The reason behind this is that they are so tiny and delicate as well as very fast that you may risk injuring your mourning gecko.

The worst-case scenario is they may jump out of your hand and just fall flat to the floor. They can get startled easily so handling them can be a hassle, but there are tips and tricks that you can try.

You will find our guide to handling mourning geckos very helpful if you plan on starting handling training. It is also important to understand their body language so handling will not be too stressful for them.

Breeding Mourning Geckos

If you plan to breed mourning geckos, you will find out that it is going to be an easy endeavor. You may be surprised to know that all mourning geckos are female.

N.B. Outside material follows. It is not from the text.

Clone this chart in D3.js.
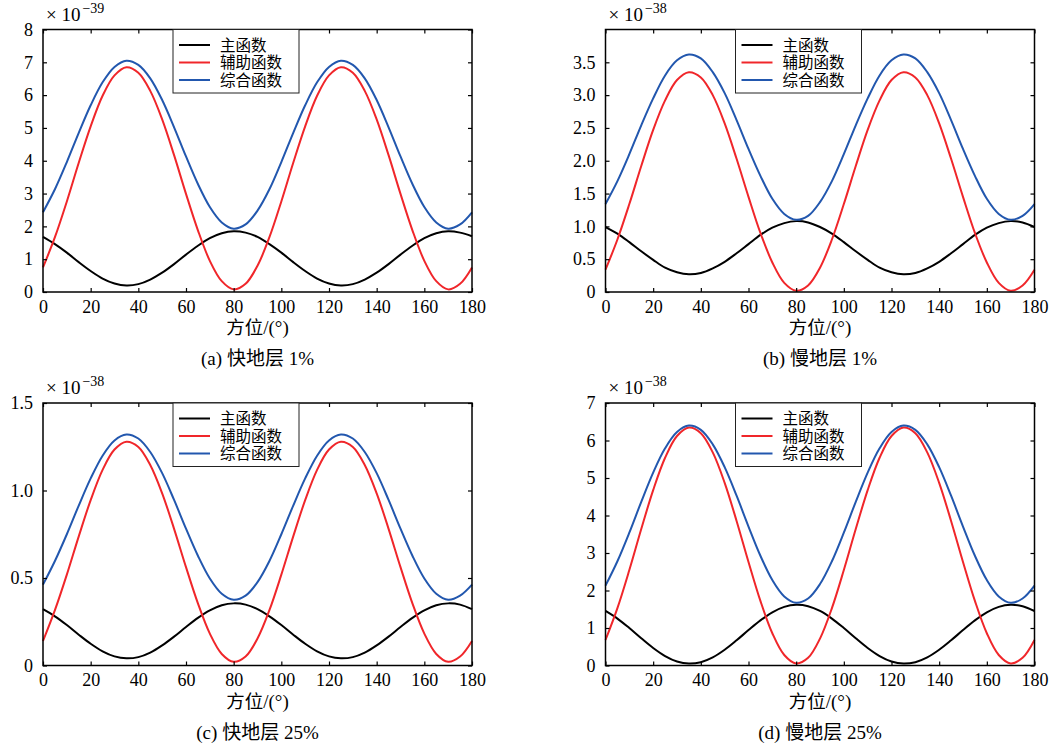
<!DOCTYPE html>
<html>
<head>
<meta charset="utf-8">
<script src="https://cdn.jsdelivr.net/npm/d3@7"></script>
<style>
  body { margin: 0; background: #fff; }
  svg { display: block; }
</style>
</head>
<body>
<svg width="1057" height="747"></svg>
<script>
// azimuth sampled every 5 degrees
let angles = d3.range(0, 181, 5);
let xTicks = [0, 20, 40, 60, 80, 100, 120, 140, 160, 180];
let seriesNames = ["主函数", "辅助函数", "综合函数"];
let colors = ["#000000", "#f0262a", "#2257ae"];

// (a) fast layer 1%, x1e-39
let mainA = [1.68,1.46,1.20,0.91,0.64,0.41,0.26,0.20,0.24,0.38,0.59,0.85,1.14,1.41,1.64,1.79,1.85,1.81,1.68,
             1.46,1.20,0.91,0.64,0.41,0.26,0.20,0.24,0.38,0.59,0.85,1.14,1.41,1.64,1.79,1.85,1.81,1.70];
let auxA  = [0.75,1.67,2.76,3.94,5.05,5.98,6.60,6.85,6.68,6.13,5.26,4.17,2.99,1.88,0.95,0.33,0.08,0.25,0.80,
             1.67,2.76,3.94,5.05,5.98,6.60,6.85,6.68,6.13,5.26,4.17,2.99,1.88,0.95,0.33,0.08,0.25,0.75];
let combA = [2.43,3.13,3.96,4.85,5.69,6.39,6.86,7.05,6.92,6.51,5.85,5.02,4.13,3.29,2.59,2.12,1.93,2.06,2.48,
             3.13,3.96,4.85,5.69,6.39,6.86,7.05,6.92,6.51,5.85,5.02,4.13,3.29,2.59,2.12,1.93,2.06,2.43];

// (b) slow layer 1%, x1e-38
let mainB = [0.99,0.89,0.76,0.62,0.49,0.37,0.30,0.27,0.29,0.36,0.46,0.59,0.73,0.87,0.98,1.05,1.08,1.06,0.99,
             0.89,0.76,0.62,0.49,0.37,0.30,0.27,0.29,0.36,0.46,0.59,0.73,0.87,0.98,1.05,1.08,1.06,0.99];
let auxB  = [0.34,0.80,1.34,1.92,2.47,2.92,3.23,3.35,3.27,3.00,2.57,2.03,1.45,0.90,0.45,0.14,0.02,0.10,0.37,
             0.80,1.34,1.92,2.47,2.92,3.23,3.35,3.27,3.00,2.57,2.03,1.45,0.90,0.45,0.14,0.02,0.10,0.34];
let combB = [1.34,1.69,2.10,2.54,2.95,3.30,3.53,3.62,3.56,3.35,3.03,2.62,2.18,1.77,1.42,1.19,1.10,1.16,1.37,
             1.69,2.10,2.54,2.95,3.30,3.53,3.62,3.56,3.35,3.03,2.62,2.18,1.77,1.42,1.19,1.10,1.16,1.34];

// (c) fast layer 25%, x1e-38
let mainC = [0.322,0.281,0.231,0.176,0.124,0.081,0.052,0.041,0.048,0.074,0.115,0.165,0.220,0.272,0.315,0.344,0.355,0.348,0.322,
             0.281,0.231,0.176,0.124,0.081,0.052,0.041,0.048,0.074,0.115,0.165,0.220,0.272,0.315,0.344,0.355,0.348,0.322];
let auxC  = [0.140,0.316,0.519,0.738,0.945,1.118,1.234,1.279,1.249,1.146,0.984,0.781,0.562,0.355,0.182,0.066,0.021,0.051,0.154,
             0.316,0.519,0.738,0.945,1.118,1.234,1.279,1.249,1.146,0.984,0.781,0.562,0.355,0.182,0.066,0.021,0.051,0.140];
let combC = [0.462,0.597,0.750,0.914,1.069,1.199,1.286,1.320,1.297,1.220,1.099,0.946,0.782,0.627,0.497,0.410,0.376,0.399,0.476,
             0.597,0.750,0.914,1.069,1.199,1.286,1.320,1.297,1.220,1.099,0.946,0.782,0.627,0.497,0.410,0.376,0.399,0.462];

// (d) slow layer 25%, x1e-38
let mainD = [1.454,1.251,0.998,0.726,0.467,0.252,0.107,0.051,0.088,0.216,0.419,0.672,0.944,1.203,1.418,1.563,1.619,1.582,1.454,
             1.251,0.998,0.726,0.467,0.252,0.107,0.051,0.088,0.216,0.419,0.672,0.944,1.203,1.418,1.563,1.619,1.582,1.454];
let auxD  = [0.680,1.530,2.545,3.638,4.677,5.540,6.120,6.347,6.196,5.682,4.870,3.855,2.762,1.723,0.860,0.280,0.053,0.204,0.718,
             1.530,2.545,3.638,4.677,5.540,6.120,6.347,6.196,5.682,4.870,3.855,2.762,1.723,0.860,0.280,0.053,0.204,0.680];
let combD = [2.130,2.781,3.543,4.364,5.144,5.792,6.227,6.398,6.284,5.898,5.289,4.527,3.706,2.926,2.278,1.843,1.672,1.786,2.172,
             2.781,3.543,4.364,5.144,5.792,6.227,6.398,6.284,5.898,5.289,4.527,3.706,2.926,2.278,1.843,1.672,1.786,2.130];

let yTicksA = [0,1,2,3,4,5,6,7,8];
let yTicksB = [0,0.5,1.0,1.5,2.0,2.5,3.0,3.5];
let yTicksC = [0,0.5,1.0,1.5];
let yTicksD = [0,1,2,3,4,5,6,7];

let panels = [
  {series: [mainA, auxA, combA], ymax: 8, ticks: yTicksA, exp: "−39", tag: "(a)", name: "快地层", pct: "1%", x: 43, y: 29.5, dec: false},
  {series: [mainB, auxB, combB], ymax: 4, ticks: yTicksB, exp: "−38", tag: "(b)", name: "慢地层", pct: "1%", x: 605.5, y: 29.5, dec: true},
  {series: [mainC, auxC, combC], ymax: 1.5, ticks: yTicksC, exp: "−38", tag: "(c)", name: "快地层", pct: "25%", x: 43, y: 403, dec: true},
  {series: [mainD, auxD, combD], ymax: 7, ticks: yTicksD, exp: "−38", tag: "(d)", name: "慢地层", pct: "25%", x: 605.5, y: 403, dec: false}
];

let svg = d3.select("svg");
svg.append("rect").attr("width", 1057).attr("height", 747).attr("fill", "#fff");

let w = 429, h = 262.5;
let serif = "Liberation Serif";
let cjk = "Noto Sans CJK SC";

panels.forEach(function(p){
  let g = svg.append("g").attr("transform", "translate(" + p.x + "," + p.y + ")");
  let x = d3.scaleLinear().domain([0, 180]).range([0, w]);
  let y = d3.scaleLinear().domain([0, p.ymax]).range([h, 0]);
  let fmt = function(d){ return d === 0 ? "0" : (p.dec ? d.toFixed(1) : d); };

  // curves
  let line = d3.line()
    .x(function(d, i){ return x(angles[i]); })
    .y(function(d){ return y(d); })
    .curve(d3.curveCatmullRom);
  p.series.forEach(function(s, i){
    g.append("path").datum(s)
      .attr("fill", "none")
      .attr("stroke", colors[i])
      .attr("stroke-width", 2)
      .attr("d", line);
  });

  // axes with inward ticks
  let bottom = g.append("g").attr("transform", "translate(0," + h + ")")
    .call(d3.axisBottom(x).tickValues(xTicks).tickSizeInner(-4).tickSizeOuter(0).tickPadding(8));
  let top = g.append("g")
    .call(d3.axisTop(x).tickValues(xTicks).tickSizeInner(-4).tickSizeOuter(0).tickFormat(""));
  let left = g.append("g")
    .call(d3.axisLeft(y).tickValues(p.ticks).tickSizeInner(-4).tickSizeOuter(0).tickPadding(10).tickFormat(fmt));
  let right = g.append("g").attr("transform", "translate(" + w + ",0)")
    .call(d3.axisRight(y).tickValues(p.ticks).tickSizeInner(-4).tickSizeOuter(0).tickFormat(""));
  [bottom, top, left, right].forEach(function(a){
    a.select(".domain").remove();
    a.selectAll("line").attr("stroke", "#000").attr("stroke-width", 1.2);
    a.selectAll("text")
      .style("font-family", serif)
      .style("font-size", "18px")
      .attr("fill", "#000");
  });
  g.append("rect").attr("width", w).attr("height", h)
    .attr("fill", "none").attr("stroke", "#000").attr("stroke-width", 1.5);

  // exponent label
  let ex = g.append("text").attr("x", 3).attr("y", -9)
    .style("font-family", serif).style("font-size", "19px").attr("fill", "#000");
  ex.append("tspan").text("× 10");
  ex.append("tspan").attr("dy", -8).attr("dx", 2).style("font-size", "14px").text(p.exp);

  // legend
  let lg = g.append("g").attr("transform", "translate(130,0)");
  lg.append("rect").attr("width", 126).attr("height", 63.5)
    .attr("fill", "#fff").attr("stroke", "#222").attr("stroke-width", 1);
  seriesNames.forEach(function(n, i){
    let ly = 15.5 + i * 17.5;
    lg.append("line").attr("x1", 6).attr("x2", 37).attr("y1", ly).attr("y2", ly)
      .attr("stroke", colors[i]).attr("stroke-width", 2);
    lg.append("text").attr("x", 47).attr("y", ly + 5.5)
      .style("font-family", cjk).style("font-size", "15.5px").attr("fill", "#000").text(n);
  });

  // axis title and caption
  let t = g.append("text").attr("x", w / 2).attr("y", h + 42)
    .attr("text-anchor", "middle").style("font-size", "18.5px").attr("fill", "#000");
  t.append("tspan").style("font-family", cjk).text("方位");
  t.append("tspan").style("font-family", serif).style("font-size", "19px").text("/(°)");

  let c = g.append("text").attr("x", w / 2).attr("y", h + 73)
    .attr("text-anchor", "middle").style("font-size", "19px").attr("fill", "#000");
  c.append("tspan").style("font-family", serif).text(p.tag + " ");
  c.append("tspan").style("font-family", cjk).text(p.name);
  c.append("tspan").style("font-family", serif).text(" " + p.pct);
});
</script>
</body>
</html>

They just need another female in order to stimulate each other and voila, you now have two mourning geckos that are gravid.

As amazing as this sounds, this can also be an overpopulation problem because they can lay eggs every 4-6 weeks. You can check out this article if you need guidance on mourning gecko breeding as well as egg care.

mourning gecko facts

Where To Buy Mourning Geckos

Mourning geckos are not hard to find reptiles. They breed like crazy so it is easy to find a breeder that has a lot of different morphs.

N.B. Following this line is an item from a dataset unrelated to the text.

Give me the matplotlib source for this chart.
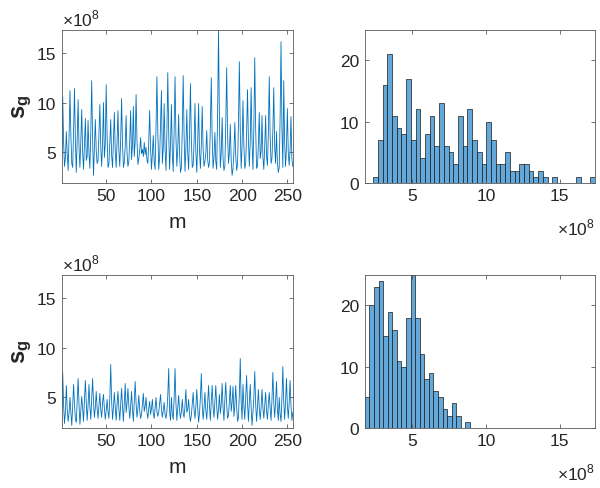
import numpy as np
import matplotlib
matplotlib.use('Agg')
import matplotlib.pyplot as plt

plt.rcParams['font.family'] = ['Liberation Sans', 'DejaVu Sans']
plt.rcParams['mathtext.fontset'] = 'custom'
plt.rcParams['mathtext.rm'] = 'Liberation Sans'
plt.rcParams['mathtext.bf'] = 'Liberation Sans:bold'

# s_g values (units of 1e8), m = 1..256
sg_top = [5.0,
          10.6, 6.0, 3.6, 4.5, 7.1, 4.8, 3.2, 6.5, 11.2, 6.8, 3.9, 3.5, 7.2,
          11.4, 6.1, 3.0, 6.4, 10.3, 5.5, 3.5, 6.2, 9.3, 5.0, 3.3, 5.9,
          8.4, 4.2, 4.6, 8.2, 4.9, 3.4, 7.0, 12.2, 6.3, 2.7, 5.5,
          8.3, 5.2, 3.9, 4.2, 6.8, 9.8, 5.6, 3.6, 6.0, 10.0, 4.5, 5.8,
          11.8, 6.6, 3.5, 3.8, 5.9, 8.3, 4.7, 3.5, 6.1, 9.0, 5.1, 3.5, 6.0,
          9.2, 5.2, 3.6, 6.3, 10.4, 5.9, 3.5, 4.0, 5.6, 8.7, 5.0, 3.6, 4.1, 6.2,
          9.2, 4.3, 5.7, 9.6, 4.6, 6.1, 10.8, 6.2, 3.8, 4.4, 5.2,
          6.5, 4.9, 5.3, 4.6, 6.0, 4.8, 5.5, 4.2, 3.9, 6.1,
          9.2, 5.4, 3.3, 4.9, 6.7, 4.0, 3.3, 7.5, 12.6, 7.1, 3.3, 4.5, 7.8,
          11.2, 3.9, 5.5, 9.9, 5.3, 3.2, 7.0, 13.0, 7.0, 3.3, 5.8,
          9.8, 4.9, 3.1, 7.2, 12.6, 6.5, 3.6, 5.3, 8.8, 4.8, 3.0, 3.5, 7.3,
          12.7, 6.7, 3.1, 5.4, 9.3, 4.9, 3.3, 6.9, 11.9, 6.3, 3.5, 3.7, 6.0,
          9.9, 5.0, 3.0, 5.9, 9.9, 5.1, 3.4, 5.7, 9.6, 5.3, 3.6, 4.1, 5.0,
          7.2, 4.3, 3.5, 4.0, 7.6, 12.5, 6.4, 3.4, 4.5, 7.0, 4.1, 3.3, 8.9,
          17.3, 8.2, 3.5, 5.0, 8.5, 4.4, 3.2, 3.6, 7.9, 13.5, 6.9, 3.9, 5.0,
          7.8, 4.2, 2.7, 3.4, 5.1, 8.0, 4.6, 3.2, 3.8, 7.8, 14.1, 7.3, 3.4, 5.6,
          10.2, 5.7, 3.4, 3.9, 6.9, 11.3, 6.2, 3.6, 6.1, 11.5, 6.0, 3.3, 7.4,
          14.5, 7.5, 3.4, 3.6, 5.8, 9.0, 4.4, 5.1, 8.7, 4.5, 3.3, 5.6,
          8.7, 4.6, 3.7, 6.9, 12.6, 6.6, 3.9, 4.4, 7.2, 11.5, 5.5, 3.9,
          7.1, 4.0, 3.0, 3.5, 8.5, 16.1, 7.5, 3.5, 12.2, 6.0, 3.6, 5.5,
          9.4, 5.0, 3.7, 5.2, 8.6, 4.3, 3.6]

sg_bot = [4.0,
          7.5, 4.2, 2.4, 3.6, 6.2, 3.8, 2.6, 3.4, 5.0, 3.5, 2.2, 4.1,
          6.3, 4.4, 2.8, 2.5, 4.6, 6.9, 4.3, 2.3, 3.7, 5.1, 3.9, 2.6, 4.8,
          6.7, 4.5, 2.7, 4.2, 6.3, 4.1, 2.8, 4.9, 6.9, 4.6, 3.0, 4.0,
          5.6, 3.9, 2.9, 4.2, 5.4, 3.8, 3.0, 4.5, 5.3, 3.9, 2.8, 3.7,
          4.8, 3.6, 2.9, 4.9, 8.3, 4.7, 2.8, 4.0, 5.5, 4.0, 2.7, 4.3,
          5.6, 3.9, 2.7, 4.4, 5.9, 4.1, 2.6, 4.6, 6.4, 3.5, 4.4,
          5.9, 4.2, 2.9, 4.1, 5.6, 3.8, 2.6, 4.7, 6.6, 4.4, 3.0, 3.9,
          5.2, 3.7, 2.9, 3.3, 4.4, 5.4, 3.6, 4.1, 5.0, 3.5, 2.9, 3.9,
          4.6, 3.3, 3.9, 4.8, 3.4, 2.9, 4.0, 5.0, 3.6, 3.1, 3.5, 4.4,
          5.3, 3.8, 3.0, 3.7, 4.5, 3.3, 2.9, 3.6, 5.2, 7.9, 3.6, 2.7,
          5.0, 3.3, 2.8, 4.9, 7.9, 4.4, 2.7, 3.9, 5.2, 3.7, 2.9, 3.6,
          4.8, 3.4, 3.0, 4.2, 5.8, 3.5, 3.8, 4.8, 3.3, 2.6, 3.2, 4.3,
          5.5, 3.8, 2.9, 4.1, 5.8, 4.0, 2.5, 3.4, 5.0, 7.4, 4.3, 2.8, 3.9,
          5.5, 3.7, 2.8, 4.4, 6.2, 4.2, 2.7, 4.6, 6.2, 4.0, 3.0, 4.7,
          6.2, 4.1, 2.8, 3.9, 5.3, 3.4, 4.3, 6.4, 4.0, 2.7, 4.8,
          6.5, 4.3, 2.9, 3.2, 4.6, 6.2, 3.6, 4.5, 6.1, 3.1, 4.2,
          6.2, 4.1, 2.6, 3.0, 5.3, 8.9, 4.5, 2.8, 6.3, 4.2, 2.8, 4.9,
          7.2, 4.5, 2.6, 4.4, 6.3, 4.0, 2.2, 3.5, 5.0, 7.6, 4.4, 2.6, 4.0,
          5.8, 3.9, 2.8, 4.0, 5.8, 4.0, 2.9, 4.2, 5.5, 3.7, 2.8, 4.3,
          5.5, 3.9, 2.7, 4.8, 7.5, 4.5, 3.0, 4.6, 6.6, 3.8, 2.7,
          5.0, 3.3, 2.6, 4.9, 8.1, 4.6, 2.8, 4.5, 6.9, 4.2, 2.9, 4.5,
          6.7, 4.2, 2.7, 3.5]

# histogram counts
hist_top = [1, 7, 16, 21, 11, 9, 8, 17, 7, 12, 4, 8, 11, 6, 13, 6, 5, 3, 11, 6,
            12, 7, 5, 3, 10, 7, 3, 3, 5, 2, 2, 3, 3, 2, 1, 2,
            1, 0, 1, 0, 0, 0, 0, 1, 0, 0, 1]
hist_bot = [5, 20, 23, 24, 15, 19, 16, 11, 10, 18, 25, 18, 12, 8, 9, 6, 5, 3, 2, 4, 2, 0, 1]
edge0_top, bw_top = 2.33, 0.3204
edge0_bot, bw_bot = 1.76, 0.311

line_col = '#0072BD'
bar_col = '#62A8DA'
ax_col = '#5a5a5a'
txt_col = '#262626'

fig = plt.figure(figsize=(6, 4.89), dpi=100)


def style(ax):
    for s in ax.spines.values():
        s.set_color(ax_col)
        s.set_linewidth(0.6)
    ax.tick_params(direction='in', top=True, right=True, length=3, width=0.6,
                   color=ax_col, labelsize=12.5, labelcolor=txt_col, pad=4)


for row, (sg, hc, e0, bw) in enumerate([(sg_top, hist_top, edge0_top, bw_top),
                                         (sg_bot, hist_bot, edge0_bot, bw_bot)]):
    bottom = 0.624 - row * 0.501
    # line plot
    ax = fig.add_axes([0.103, bottom, 0.385, 0.313])
    m = np.arange(1, len(sg) + 1)
    ax.plot(m, sg, color=line_col, lw=0.6)
    ax.set_xlim(1, 256)
    ax.set_ylim(1.95, 17.3)
    ax.set_xticks([50, 100, 150, 200, 250])
    ax.set_yticks([5, 10, 15])
    style(ax)
    ax.set_xlabel('m', fontsize=15, color=txt_col, labelpad=6)
    ax.set_ylabel(r'$\mathbf{s_g}$', fontsize=17, color=txt_col, labelpad=2)
    ax.text(0.0, 1.01, r'$\times10^{8}$', transform=ax.transAxes, fontsize=12.5,
            color=txt_col, ha='left', va='bottom')

    # histogram
    ax2 = fig.add_axes([0.608, bottom, 0.383, 0.313])
    centers = e0 + bw * (np.arange(len(hc)) + 0.5)
    ax2.bar(centers, hc, width=bw, color=bar_col, edgecolor='#1a1a1a', linewidth=0.5)
    ax2.set_xlim(1.76, 17.38)
    ax2.set_ylim(0, 25)
    ax2.set_xticks([5, 10, 15])
    ax2.set_yticks([0, 10, 20])
    style(ax2)
    ax2.text(1.0, -0.22, r'$\times10^{8}$', transform=ax2.transAxes, fontsize=12.5,
             color=txt_col, ha='right', va='top')

fig.savefig('out.png', dpi=100)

It is better to get an adult mourning gecko instead of a hatchling, as adults are already used to certain feeding practices.

On the contrary, when you get hatchlings, you may need a bit of trial and error to figure out which feeder or mix they are open to eating. Mourning geckos can be picky eaters.

This article lists reputable breeders where you can find healthy mourning geckos.

Final Thoughts

You are now equipped with enough knowledge to finally get your mourning gecko. Just remember to set up the enclosure properly and keep up with the feeding schedule. Keep an eye on that humidity!

Mourning geckos are great reptile pets to keep and you will soon find that out for yourself as you watch them become active in their enclosure. No matter what morph you get, you will surely fall in love with this tiny and gentle reptile.